Irrigate the soil above the tree roots with a hose, flooding the areas where fertilizer was applied. Apply 15 to 20 gallons of water slowly to these areas. Do it again in one week. New leaves will emerge in 10 days to two weeks. Enough leaf buds will remain unopened for next spring’s growth.
Q: With cooler weather here I was wondering if it is safe to cover frost-sensitive vegetables with everyday trash bags. I would cut some vent holes in the bags so these vegetables don’t overheat. I would not keep them covered except the coolest evenings. I have used burlap but sometimes it is difficult to keep it on some larger plants.
A: Warm season vegetables and herbs like tomatoes, basil and peppers get chilling damage below 45 F. It isn’t just freezing temperatures that could be a problem but “refrigerator temperatures” could be as well.
Plastic bags won’t give the plants enough protection from these types of temperatures. Row crop covers (frost covers, frost blankets) that are draped over the entire row and in contact with the soil are a better choice.
Unlike trash bags, they can be left on top of the plants for several days at time.

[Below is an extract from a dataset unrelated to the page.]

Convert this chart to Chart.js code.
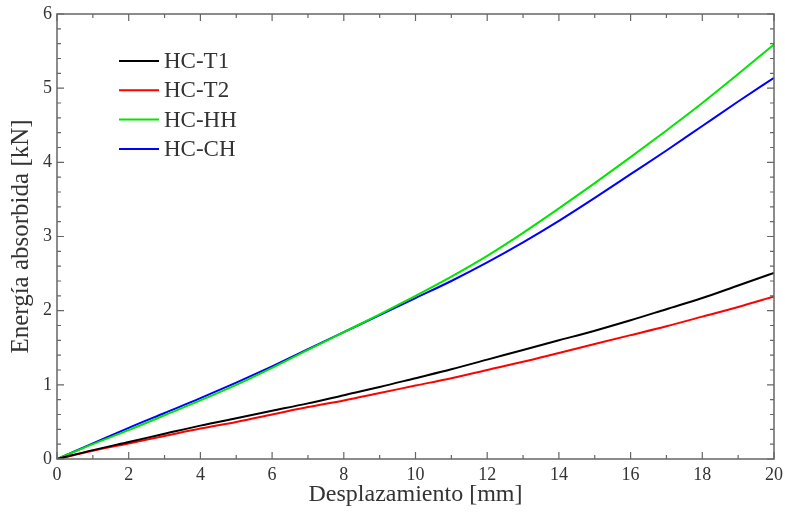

Use row crop covers that weigh about 1 ounce per square yard. They can be used for three or four years, breathe and transmit at least 50 percent of the sunlight.
Row crop covers keep temperatures under the cover about 5 to 6 degrees warmer than the outside temperature. Plastic bags won’t do this.
Make sure row crop covers cannot be blown off the plants or the row. Tack or peg the edges to the soil. Cover the edges with soil.
The added benefit from row crop covers is protection from insects outside the cover. If insects are trapped under the cover that won’t help protect plants and fruits from being devoured or attacked.
If using some form of pest control, apply it and then cover these plants soon after the application. Warm temperatures under crop covers help cool season types of vegetables (lettuce, spinach, broccoli, carrots) grow a bit faster and protects them from wind damage as well.
Q: I was reading your article on pruning overgrown oleanders close to the ground to renew them. Our community has a bunch of 10- to 15-year-old Texas rangers that have not been properly maintained. If they were pruned like the oleanders, would they come back so they don’t have woody stalks at the bottom? My concern is they may not recover quickly enough and be an eyesore.
A: The big advantage oleander has when cutting them close to the ground is their rapid growth the following season. With water and fertilizer applied in the spring, they can be 3 to 5 feet tall the following year after being cut nearly to the ground in late winter.
This is not true for Texas ranger. They grow more slowly. But yes, they will regrow from the base if they are pruned close to the ground. They may take two seasons to fully recover to your satisfaction. It is up to you to decide if that is too slow under your circumstances. You may decide to take them out and replace them instead.
Remember, the reason oleanders and Texas rangers look so bad in the first place is because of how they were pruned after they were planted. If they were pruned properly, they would never have woody stalks at the bottom.
As long as the same landscape crew is pruning them, the same problem will appear in about three to five years of pruning. Then you’ll be faced with the same problem all over again.
The proper way to prune Texas rangers is to remove one or two of the largest or oldest stalks near soil level every two to three years and not use hedge shears. This will cause the shrub to grow from these cut stalks and fill in from the base.
Using hedge shears and pruning only the top and sides causes the stalks to become older, woodier and larger in diameter. The leafy stems and flowers will be found only around the top and sides of the shrub.